Have you ever stopped to think what Christmas would be like without light? Would the season be the same if there weren’t any light displays in our neighborhoods, at the stores, and around the city streets? What if we didn’t fill the branches of our Christmas trees with tiny, twinkling lights; would the tradition of bringing a dead evergreen into our living rooms be nearly as inviting and attractive? Would the light on our faces and the glow in our hearts be just as bright if there were no gifts waiting for us at home? Would the mood of this worship service be different if it were a service of darkness instead of a service by candlelight?

What if we tried to celebrate Christmas without the one true light of the world, the light of Jesus? Let me put it another way: Would we be able to find just as much joy, excitement, and warmth in this season by lighting candles, wrapping gifts, decorating trees, homes, and bushes even if Jesus had never come to this earth?

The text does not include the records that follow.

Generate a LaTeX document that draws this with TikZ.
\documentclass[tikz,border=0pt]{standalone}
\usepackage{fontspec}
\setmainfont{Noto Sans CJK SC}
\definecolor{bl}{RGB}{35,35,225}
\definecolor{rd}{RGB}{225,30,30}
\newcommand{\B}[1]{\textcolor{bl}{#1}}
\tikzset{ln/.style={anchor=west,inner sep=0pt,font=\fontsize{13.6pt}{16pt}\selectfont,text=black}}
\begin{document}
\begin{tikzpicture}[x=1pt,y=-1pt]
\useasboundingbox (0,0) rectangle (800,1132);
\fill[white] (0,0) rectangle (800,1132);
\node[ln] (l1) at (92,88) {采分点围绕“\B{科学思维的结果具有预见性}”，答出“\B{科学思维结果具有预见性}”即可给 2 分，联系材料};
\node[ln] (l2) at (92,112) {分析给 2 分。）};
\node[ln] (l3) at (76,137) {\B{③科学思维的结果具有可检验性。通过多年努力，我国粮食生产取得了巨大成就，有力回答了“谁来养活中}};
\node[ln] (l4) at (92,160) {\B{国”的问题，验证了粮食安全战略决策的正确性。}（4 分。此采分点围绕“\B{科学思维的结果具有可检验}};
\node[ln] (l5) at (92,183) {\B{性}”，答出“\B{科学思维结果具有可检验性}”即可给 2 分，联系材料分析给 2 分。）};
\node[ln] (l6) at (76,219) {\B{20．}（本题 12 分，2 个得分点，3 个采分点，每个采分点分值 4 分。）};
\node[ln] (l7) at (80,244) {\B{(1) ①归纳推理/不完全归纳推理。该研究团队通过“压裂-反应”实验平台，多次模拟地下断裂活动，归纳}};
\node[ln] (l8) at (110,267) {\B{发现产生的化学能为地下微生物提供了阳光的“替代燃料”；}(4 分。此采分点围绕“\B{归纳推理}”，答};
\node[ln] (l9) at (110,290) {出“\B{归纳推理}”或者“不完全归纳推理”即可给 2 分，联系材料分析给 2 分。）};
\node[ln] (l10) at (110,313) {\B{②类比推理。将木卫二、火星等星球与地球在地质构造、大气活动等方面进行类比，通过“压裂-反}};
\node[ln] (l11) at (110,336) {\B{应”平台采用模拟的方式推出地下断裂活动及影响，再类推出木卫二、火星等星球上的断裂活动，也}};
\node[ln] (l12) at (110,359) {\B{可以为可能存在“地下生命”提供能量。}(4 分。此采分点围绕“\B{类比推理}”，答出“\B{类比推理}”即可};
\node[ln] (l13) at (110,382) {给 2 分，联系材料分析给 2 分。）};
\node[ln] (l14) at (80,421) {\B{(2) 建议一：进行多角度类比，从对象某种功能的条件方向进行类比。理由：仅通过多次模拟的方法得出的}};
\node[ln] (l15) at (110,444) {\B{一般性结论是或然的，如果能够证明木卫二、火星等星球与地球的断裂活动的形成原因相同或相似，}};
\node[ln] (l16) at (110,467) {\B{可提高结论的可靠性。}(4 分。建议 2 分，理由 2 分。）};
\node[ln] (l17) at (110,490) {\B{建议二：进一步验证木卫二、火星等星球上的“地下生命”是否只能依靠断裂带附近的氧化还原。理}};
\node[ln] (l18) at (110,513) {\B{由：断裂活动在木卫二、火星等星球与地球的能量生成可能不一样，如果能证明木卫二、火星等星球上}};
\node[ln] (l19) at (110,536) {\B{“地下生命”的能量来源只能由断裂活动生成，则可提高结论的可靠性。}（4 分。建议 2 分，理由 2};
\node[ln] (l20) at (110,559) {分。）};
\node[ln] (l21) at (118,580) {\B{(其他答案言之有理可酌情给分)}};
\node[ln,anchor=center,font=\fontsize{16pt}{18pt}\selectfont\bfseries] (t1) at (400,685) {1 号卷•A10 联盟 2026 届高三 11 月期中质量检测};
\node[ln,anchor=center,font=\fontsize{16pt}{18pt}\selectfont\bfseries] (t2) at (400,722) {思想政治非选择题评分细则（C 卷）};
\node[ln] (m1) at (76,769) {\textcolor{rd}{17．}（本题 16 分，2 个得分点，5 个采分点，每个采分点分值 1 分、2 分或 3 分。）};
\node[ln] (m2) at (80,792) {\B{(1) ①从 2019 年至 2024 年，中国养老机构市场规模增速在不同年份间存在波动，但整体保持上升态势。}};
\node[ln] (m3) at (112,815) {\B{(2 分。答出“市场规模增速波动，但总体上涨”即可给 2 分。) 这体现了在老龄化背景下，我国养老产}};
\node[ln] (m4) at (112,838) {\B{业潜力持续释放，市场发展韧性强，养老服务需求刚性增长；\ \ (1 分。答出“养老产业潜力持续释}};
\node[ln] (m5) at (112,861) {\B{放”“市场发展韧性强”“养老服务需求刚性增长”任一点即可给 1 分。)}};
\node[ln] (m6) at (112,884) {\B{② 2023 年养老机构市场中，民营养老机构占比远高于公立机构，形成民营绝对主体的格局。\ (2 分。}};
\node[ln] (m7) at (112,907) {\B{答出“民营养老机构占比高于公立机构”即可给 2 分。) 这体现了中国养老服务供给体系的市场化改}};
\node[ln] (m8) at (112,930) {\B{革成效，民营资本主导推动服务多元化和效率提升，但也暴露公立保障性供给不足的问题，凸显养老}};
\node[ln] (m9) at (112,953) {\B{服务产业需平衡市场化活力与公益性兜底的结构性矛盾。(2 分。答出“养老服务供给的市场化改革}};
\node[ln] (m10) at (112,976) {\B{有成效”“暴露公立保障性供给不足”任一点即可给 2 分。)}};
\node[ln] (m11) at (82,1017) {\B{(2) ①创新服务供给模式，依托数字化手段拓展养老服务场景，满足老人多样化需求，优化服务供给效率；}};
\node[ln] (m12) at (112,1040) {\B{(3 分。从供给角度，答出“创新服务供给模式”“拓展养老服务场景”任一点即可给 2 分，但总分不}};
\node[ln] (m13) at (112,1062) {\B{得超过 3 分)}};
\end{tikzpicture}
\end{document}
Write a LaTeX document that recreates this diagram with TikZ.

Or let’s probe a little deeper into the attitude of our hearts: Would we be just as filled with anticipation, overflowing with joy, and beaming with excitement even if we didn’t have all of those other images of light – but we still had Jesus?

The answers to those questions are so important because they reveal where our true joy and our true light are found. Our answers to those questions are important because they are an evaluation of how well we’ve done in resisting the temptations of the world that wants to shroud the real light of Christmas under an abundance of peripheral, inconsequential activity so that we miss out on time for meditation and meaning at this time of year. We need to constantly ask and answer those questions as a test of our hearts to see if we’re drowning under a sea of sentimentality that closes our eyes to the true spiritual reality of Christmas, that is the light of hope and the ray of love beaming from our heavenly Father’s face, brilliantly revealed in the birth of his eternal Son as a baby boy in the town of Bethlehem. If we answer those questions truthfully don’t we all have to admit that there have been times that we’ve fallen prey to the assaults of materialism? Those attacks are launched often at this time of year with the common refrain: “You want, you need, you gotta have,” that ceaselessly try to pull our attention away from the true light and meaning of Christmas. I must shamefully admit that there have been times that those attacks have been successful in my life. How about in yours?